[BEGIN Records to use]

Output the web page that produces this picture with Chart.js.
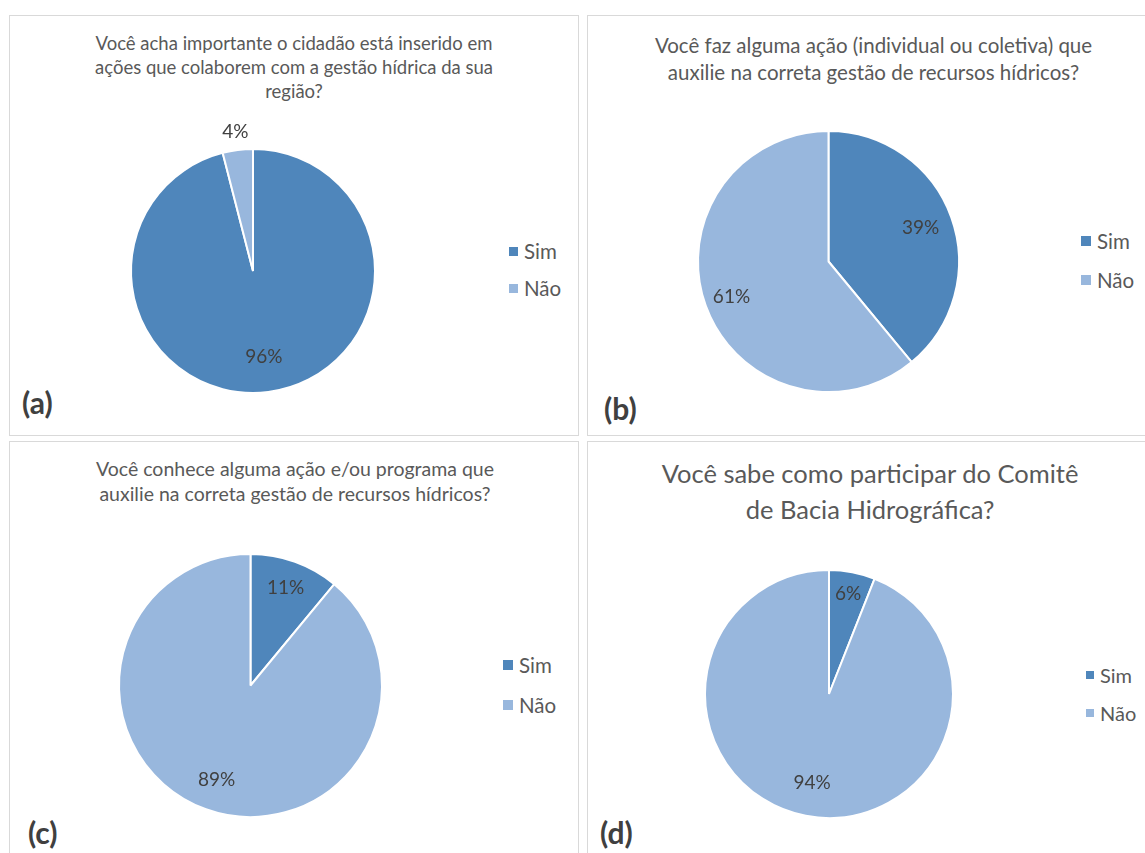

[END Records to use]
[BEGIN Records to use]

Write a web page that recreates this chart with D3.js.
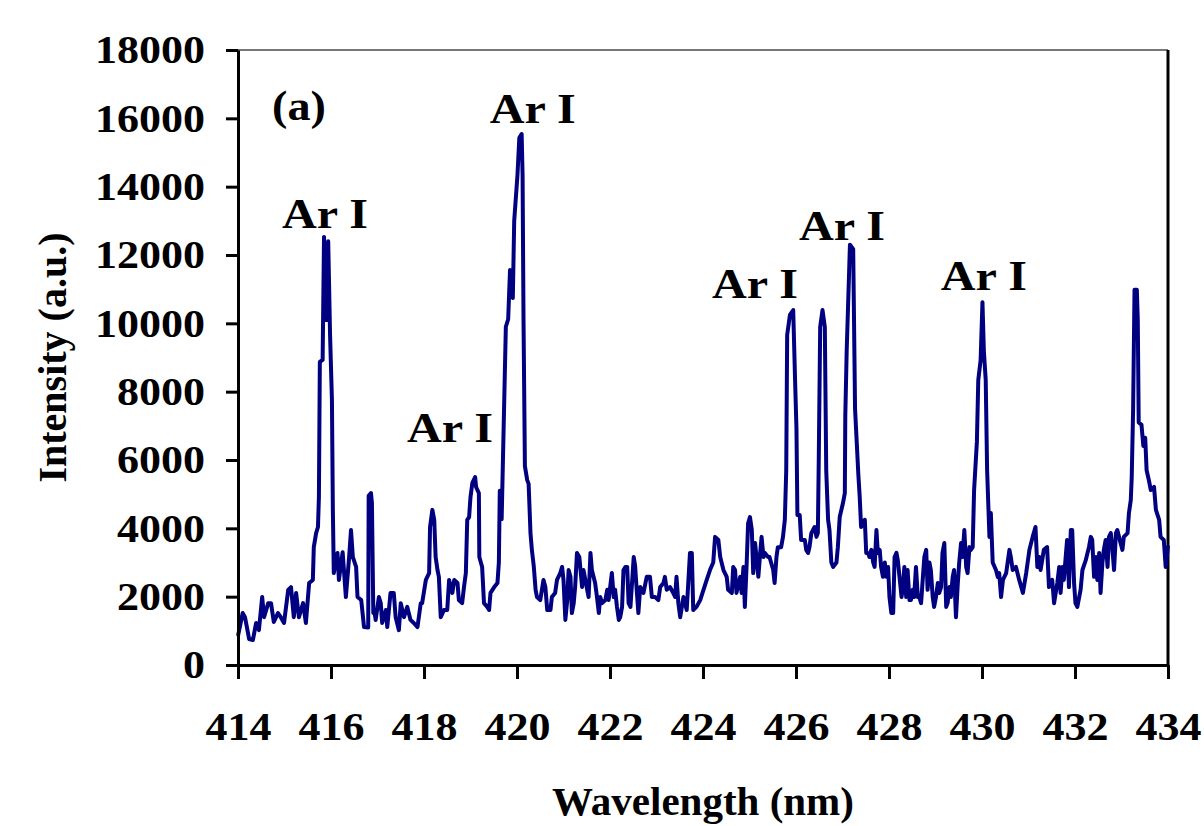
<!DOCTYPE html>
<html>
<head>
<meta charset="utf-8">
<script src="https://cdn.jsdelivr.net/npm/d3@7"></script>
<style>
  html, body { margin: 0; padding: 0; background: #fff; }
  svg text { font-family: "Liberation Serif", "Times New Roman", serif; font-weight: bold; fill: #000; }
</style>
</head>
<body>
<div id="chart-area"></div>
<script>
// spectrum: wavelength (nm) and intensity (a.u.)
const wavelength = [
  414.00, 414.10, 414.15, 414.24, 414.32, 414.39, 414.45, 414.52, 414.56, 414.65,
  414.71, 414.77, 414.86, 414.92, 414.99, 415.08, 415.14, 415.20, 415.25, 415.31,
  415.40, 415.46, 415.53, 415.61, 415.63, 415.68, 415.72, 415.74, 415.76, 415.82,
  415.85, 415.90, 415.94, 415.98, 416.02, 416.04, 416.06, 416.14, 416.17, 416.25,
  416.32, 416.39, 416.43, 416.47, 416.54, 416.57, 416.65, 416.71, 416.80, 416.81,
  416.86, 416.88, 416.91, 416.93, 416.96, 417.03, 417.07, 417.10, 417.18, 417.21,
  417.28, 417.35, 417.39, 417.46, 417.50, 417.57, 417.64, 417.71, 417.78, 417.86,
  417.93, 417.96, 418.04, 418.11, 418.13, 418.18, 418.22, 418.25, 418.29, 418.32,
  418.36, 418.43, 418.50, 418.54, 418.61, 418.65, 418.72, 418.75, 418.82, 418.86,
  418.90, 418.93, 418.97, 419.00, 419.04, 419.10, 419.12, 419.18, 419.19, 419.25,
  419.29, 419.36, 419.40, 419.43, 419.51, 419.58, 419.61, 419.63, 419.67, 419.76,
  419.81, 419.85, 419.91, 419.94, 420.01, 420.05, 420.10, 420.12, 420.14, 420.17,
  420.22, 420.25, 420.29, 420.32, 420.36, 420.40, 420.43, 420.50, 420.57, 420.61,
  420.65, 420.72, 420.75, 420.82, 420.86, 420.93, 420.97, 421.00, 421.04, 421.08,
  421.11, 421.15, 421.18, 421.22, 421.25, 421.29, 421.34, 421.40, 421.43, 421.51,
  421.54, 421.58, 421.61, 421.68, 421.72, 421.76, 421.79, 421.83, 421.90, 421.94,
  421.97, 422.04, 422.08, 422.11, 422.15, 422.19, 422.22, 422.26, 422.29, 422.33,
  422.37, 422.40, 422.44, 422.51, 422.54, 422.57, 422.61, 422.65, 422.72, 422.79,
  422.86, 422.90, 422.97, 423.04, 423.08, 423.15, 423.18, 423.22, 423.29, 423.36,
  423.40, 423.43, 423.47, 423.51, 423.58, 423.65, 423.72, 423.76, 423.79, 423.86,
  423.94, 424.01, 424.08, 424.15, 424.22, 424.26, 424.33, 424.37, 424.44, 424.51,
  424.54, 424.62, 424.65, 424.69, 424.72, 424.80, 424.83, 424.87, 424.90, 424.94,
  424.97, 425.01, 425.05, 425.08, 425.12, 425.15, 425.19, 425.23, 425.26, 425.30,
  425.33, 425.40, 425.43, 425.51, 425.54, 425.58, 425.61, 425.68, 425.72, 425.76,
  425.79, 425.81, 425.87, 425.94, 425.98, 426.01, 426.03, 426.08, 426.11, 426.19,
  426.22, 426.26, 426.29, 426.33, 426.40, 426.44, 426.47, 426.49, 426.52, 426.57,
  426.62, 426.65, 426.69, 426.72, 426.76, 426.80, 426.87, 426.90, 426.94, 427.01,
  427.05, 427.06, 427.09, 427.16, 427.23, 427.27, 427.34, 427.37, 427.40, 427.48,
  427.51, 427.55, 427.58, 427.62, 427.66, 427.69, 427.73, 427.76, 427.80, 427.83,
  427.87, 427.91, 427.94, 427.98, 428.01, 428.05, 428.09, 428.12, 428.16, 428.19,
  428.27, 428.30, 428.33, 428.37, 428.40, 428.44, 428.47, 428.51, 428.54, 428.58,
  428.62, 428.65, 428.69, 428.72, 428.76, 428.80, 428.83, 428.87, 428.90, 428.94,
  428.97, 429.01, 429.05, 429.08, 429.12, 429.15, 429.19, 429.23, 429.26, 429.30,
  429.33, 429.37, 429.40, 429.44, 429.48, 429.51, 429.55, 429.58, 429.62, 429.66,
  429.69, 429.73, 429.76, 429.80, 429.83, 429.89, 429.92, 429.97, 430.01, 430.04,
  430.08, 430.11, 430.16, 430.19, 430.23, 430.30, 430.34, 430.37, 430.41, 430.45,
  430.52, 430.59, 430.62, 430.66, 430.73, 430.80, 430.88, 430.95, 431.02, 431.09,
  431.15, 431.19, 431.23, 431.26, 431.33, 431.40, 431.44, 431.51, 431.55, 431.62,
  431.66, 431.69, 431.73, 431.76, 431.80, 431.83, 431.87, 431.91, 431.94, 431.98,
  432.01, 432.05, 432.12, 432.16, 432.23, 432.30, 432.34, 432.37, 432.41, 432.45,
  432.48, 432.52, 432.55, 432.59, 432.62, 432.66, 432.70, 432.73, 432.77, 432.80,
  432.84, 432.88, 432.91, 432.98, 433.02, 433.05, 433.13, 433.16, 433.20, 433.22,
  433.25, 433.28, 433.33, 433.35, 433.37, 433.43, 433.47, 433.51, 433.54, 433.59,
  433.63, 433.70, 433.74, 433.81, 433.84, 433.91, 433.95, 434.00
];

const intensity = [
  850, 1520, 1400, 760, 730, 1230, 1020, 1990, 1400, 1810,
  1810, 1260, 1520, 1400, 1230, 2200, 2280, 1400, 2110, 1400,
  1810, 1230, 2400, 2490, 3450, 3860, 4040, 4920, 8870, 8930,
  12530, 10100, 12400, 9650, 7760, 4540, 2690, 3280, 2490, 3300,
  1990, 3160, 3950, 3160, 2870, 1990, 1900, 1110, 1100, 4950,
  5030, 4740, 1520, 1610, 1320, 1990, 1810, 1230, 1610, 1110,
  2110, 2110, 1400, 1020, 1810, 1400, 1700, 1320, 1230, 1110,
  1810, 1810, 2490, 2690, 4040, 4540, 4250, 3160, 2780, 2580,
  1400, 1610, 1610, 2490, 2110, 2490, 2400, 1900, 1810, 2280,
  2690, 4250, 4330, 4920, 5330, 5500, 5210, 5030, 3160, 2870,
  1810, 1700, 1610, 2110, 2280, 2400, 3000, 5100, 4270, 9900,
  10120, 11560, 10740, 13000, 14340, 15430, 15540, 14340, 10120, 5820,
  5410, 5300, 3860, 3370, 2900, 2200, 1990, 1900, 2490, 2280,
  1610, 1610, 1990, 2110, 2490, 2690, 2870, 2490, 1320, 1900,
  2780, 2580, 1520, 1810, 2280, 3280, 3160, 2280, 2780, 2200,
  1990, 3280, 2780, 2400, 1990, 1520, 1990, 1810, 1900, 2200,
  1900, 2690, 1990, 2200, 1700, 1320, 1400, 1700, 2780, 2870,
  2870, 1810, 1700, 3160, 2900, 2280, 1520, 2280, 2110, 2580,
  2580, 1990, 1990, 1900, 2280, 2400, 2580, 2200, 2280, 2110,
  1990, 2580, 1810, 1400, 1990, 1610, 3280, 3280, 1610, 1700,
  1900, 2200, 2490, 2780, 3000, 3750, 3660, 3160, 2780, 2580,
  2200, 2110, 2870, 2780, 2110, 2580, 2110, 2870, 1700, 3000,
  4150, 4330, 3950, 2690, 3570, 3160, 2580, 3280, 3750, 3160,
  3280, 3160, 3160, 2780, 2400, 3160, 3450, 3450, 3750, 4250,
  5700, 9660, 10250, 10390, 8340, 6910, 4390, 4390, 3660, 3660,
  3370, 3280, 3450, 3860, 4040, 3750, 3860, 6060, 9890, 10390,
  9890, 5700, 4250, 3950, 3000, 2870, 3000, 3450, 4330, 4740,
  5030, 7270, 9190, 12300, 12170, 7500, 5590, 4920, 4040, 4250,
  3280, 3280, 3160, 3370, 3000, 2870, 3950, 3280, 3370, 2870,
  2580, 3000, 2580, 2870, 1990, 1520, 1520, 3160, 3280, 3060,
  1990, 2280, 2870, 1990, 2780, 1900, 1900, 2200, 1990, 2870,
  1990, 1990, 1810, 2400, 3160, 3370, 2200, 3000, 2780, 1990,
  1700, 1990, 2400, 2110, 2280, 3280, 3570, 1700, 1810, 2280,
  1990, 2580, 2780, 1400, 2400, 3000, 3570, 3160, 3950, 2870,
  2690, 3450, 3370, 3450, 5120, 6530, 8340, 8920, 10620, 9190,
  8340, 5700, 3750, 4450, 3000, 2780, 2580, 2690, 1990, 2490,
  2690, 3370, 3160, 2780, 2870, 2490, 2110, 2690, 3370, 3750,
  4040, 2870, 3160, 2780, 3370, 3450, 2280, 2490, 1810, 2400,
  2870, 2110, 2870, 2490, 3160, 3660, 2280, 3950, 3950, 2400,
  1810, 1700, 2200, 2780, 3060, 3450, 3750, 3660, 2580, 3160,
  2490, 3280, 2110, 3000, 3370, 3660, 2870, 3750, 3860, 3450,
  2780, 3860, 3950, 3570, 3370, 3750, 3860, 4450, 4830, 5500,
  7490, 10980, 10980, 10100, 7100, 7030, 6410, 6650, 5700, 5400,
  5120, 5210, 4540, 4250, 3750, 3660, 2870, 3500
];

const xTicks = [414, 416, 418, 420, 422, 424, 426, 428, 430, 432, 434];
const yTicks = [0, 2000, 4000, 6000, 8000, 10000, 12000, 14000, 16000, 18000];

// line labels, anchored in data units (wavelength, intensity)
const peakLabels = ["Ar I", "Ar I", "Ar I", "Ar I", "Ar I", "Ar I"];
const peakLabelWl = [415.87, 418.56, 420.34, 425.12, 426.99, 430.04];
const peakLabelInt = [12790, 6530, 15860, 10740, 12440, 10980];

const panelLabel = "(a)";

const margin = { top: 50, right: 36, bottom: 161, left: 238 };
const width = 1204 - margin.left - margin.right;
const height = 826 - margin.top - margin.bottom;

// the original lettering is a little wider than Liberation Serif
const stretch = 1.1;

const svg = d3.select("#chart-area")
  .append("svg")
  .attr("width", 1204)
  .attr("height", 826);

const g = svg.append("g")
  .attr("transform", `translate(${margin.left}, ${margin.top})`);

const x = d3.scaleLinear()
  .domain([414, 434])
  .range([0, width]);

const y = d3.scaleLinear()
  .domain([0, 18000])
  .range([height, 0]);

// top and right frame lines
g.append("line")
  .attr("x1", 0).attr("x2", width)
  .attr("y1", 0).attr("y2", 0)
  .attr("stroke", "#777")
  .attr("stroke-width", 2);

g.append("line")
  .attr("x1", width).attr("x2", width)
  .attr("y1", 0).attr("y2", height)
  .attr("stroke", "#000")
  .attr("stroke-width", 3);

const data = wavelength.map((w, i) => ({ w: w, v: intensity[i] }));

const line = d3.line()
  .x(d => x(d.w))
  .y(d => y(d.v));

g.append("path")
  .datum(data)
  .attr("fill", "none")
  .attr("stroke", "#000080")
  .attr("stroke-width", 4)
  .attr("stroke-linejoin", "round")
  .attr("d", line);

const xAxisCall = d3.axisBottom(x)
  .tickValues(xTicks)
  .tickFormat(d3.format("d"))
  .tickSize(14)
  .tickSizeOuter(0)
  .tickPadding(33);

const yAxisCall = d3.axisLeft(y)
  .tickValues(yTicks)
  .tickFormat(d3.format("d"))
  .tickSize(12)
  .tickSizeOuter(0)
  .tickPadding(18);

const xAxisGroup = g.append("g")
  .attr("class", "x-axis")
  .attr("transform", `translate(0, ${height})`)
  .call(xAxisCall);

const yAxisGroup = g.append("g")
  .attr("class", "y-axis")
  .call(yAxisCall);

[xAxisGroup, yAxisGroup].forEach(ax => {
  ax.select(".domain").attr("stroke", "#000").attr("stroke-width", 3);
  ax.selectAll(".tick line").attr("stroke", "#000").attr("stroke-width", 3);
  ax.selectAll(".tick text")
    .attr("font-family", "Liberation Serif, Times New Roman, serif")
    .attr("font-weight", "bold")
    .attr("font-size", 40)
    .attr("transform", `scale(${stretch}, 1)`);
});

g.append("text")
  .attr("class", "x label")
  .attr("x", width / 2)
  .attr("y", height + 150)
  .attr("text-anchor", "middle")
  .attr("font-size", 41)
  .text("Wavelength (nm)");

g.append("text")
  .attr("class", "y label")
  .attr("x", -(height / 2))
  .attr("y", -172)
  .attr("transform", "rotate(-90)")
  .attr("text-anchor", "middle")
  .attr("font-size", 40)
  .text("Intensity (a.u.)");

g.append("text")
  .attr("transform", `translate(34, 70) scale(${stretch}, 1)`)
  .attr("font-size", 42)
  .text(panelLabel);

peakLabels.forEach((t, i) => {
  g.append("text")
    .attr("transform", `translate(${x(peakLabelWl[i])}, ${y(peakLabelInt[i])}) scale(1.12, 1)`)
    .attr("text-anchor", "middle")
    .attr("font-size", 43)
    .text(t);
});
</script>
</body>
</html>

[END Records to use]

» Problem requirements
Respond with nothing but the number of lines in the entries that contain the string "this".

» Solved exercise
2